Tuesday 18 October 2016 - Monocle Minute | Monocle

Tuesday. 18/10/2016

The Monocle Minute

Image: Simona Granati/Getty images

Buon viaggio

Just as Italy’s export market showed an impressive 11.4 per cent growth for the month of August compared to last year, the country’s PM has got his eyes set on boosting the uptake of another kind of Italian export: its language. Opening this year’s General State of the Italian Language conference in Florence, Matteo Renzi talked of his hopes of increasing the number of people across the world who are learning Italian (now 2.3 million). For a nation of 60 million that’s quite an impressive number – and further investment in opening language schools abroad could do wonders for the nation’s soft power. Yet work on language pride might still be needed at home: the PM wants international speakers to call Italian products by their mother-tongue name – it’s parmigiano, not parmesan, for example – but famously referring to his controversial labour reform as the anglicised “jobs act” and not riforma del lavoro hardly earned him full marks.

Image: Fatih Kucuk

Back to the drawing board

Good design can do great things but can it propel Turkey and its economy beyond a tumultuous summer? That would seem to be the hope as the first Turkey Design Week kicks off tomorrow. Hong Kong-based Michael Young is flying in to talk about how he runs his studio and there’s input from several fashion labels, including Turkey’s Dice Kayak and Ezra + Tuba, as well as Finnish shoe designer Minna Parikka. It’s a line-up of very functional designers who have turned high design into viable businesses (it’s telling that the Turkish Exporters Assembly is backing the event). For those wanting a more theoretical programme, the Istanbul Design Biennial comes toward the end of the week. Its show “Are We Human”, assembled by Beatriz Colomina and Mark Wigley, asks whether the notion of design itself must be redesigned.

Image: Getty Images

Hong Kong’s chain reaction

Despite the declining number of Chinese shoppers, the retail scene in central Hong Kong isn't as desolate as one might be led to think. French fashion house Hermès will spend the next season renovating its new flagship to double its space, while Versace is opening its Asia flagship this month (and Victoria Beckham’s will follow in March 2017). Two upmarket department stores – Harvey Nichols and Joyce – have revamped and reopened as well. Is it folly or foresight? The latest numbers indicate that the worst of it is over and that the numbers of inbound tourists, primarily from Thailand, the Philippines, South Korea and Germany, have risen 3.4 per cent in the first nine months of the year. These upmarket retailers are proving that it's wise to stay ahead.

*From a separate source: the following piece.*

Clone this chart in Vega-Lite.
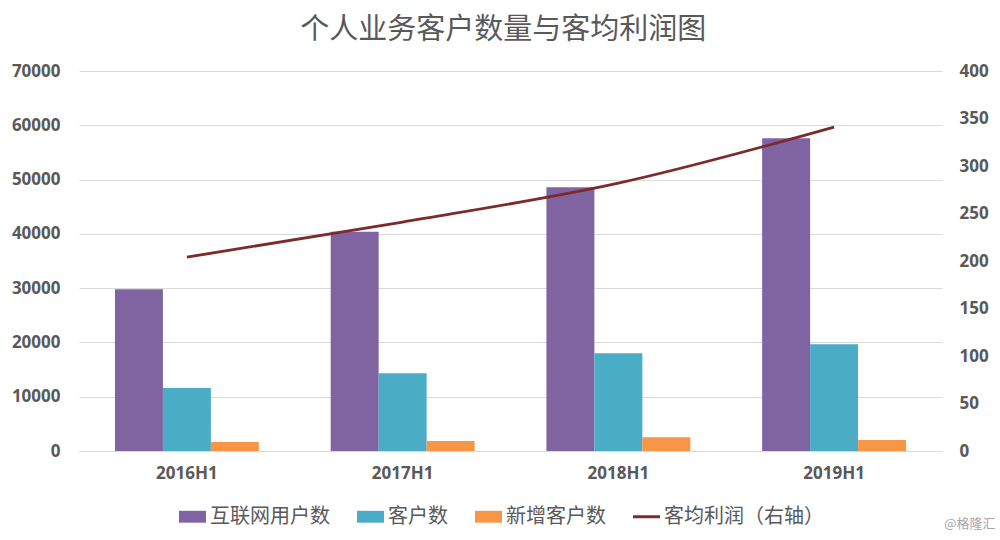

Image: Frankfurter Buchmesse

Frankfurt exchanges

Publishers, printers and publicists from all over the world will this morning be touching down in Frankfurt ahead of tomorrow’s grand opening of the city’s Buchmesse, or Book Fair. It is the international publishing industry’s biggest trade event, with 7,100 exhibitors from more than 100 countries and about 275,000 visitors expected over the next five days. Every year the hustle and bustle of the fair’s vast hangar-like halls gives the lie to the misguided notion that the book business is on its last legs. In 2015 it was clear in Frankfurt that the industry had reached a state of equilibrium, with sales of e-readers levelling off and the number of indie bookshops on the rise again. Listen out for our coverage on Monocle 24 as we report on the publishing industry’s vital signs in 2016.

Image: NASA Goddard Space Flight Center

France’s shipping forecast

If Cromarty, Forth, Tyne and Dogger mean anything to you then you’re one of the hundreds of thousands of radio listeners who enjoy the UK shipping forecast, broadcast each night on BBC Radio Four. Like the UK equivalent, the rhythmic, almost poetic language of France’s shipping forecast has endeared it even to those who will never set foot on a yacht or trawler. But as Ian Wylie reports from Paris, budget cuts mean that the French are preparing to say au revoir to the Météo Marine.

Keeping the faith

Nestled just in from the Corsica coast sits Le Couvent de Pozzo, a converted monastery that has been brought back to life as a tranquil guesthouse by owner Emmanuelle Picon. Monocle stopped by to enjoy breathtaking views over the Tyrrhenian Sea and tuck in to some of Picon’s delicious French cuisine.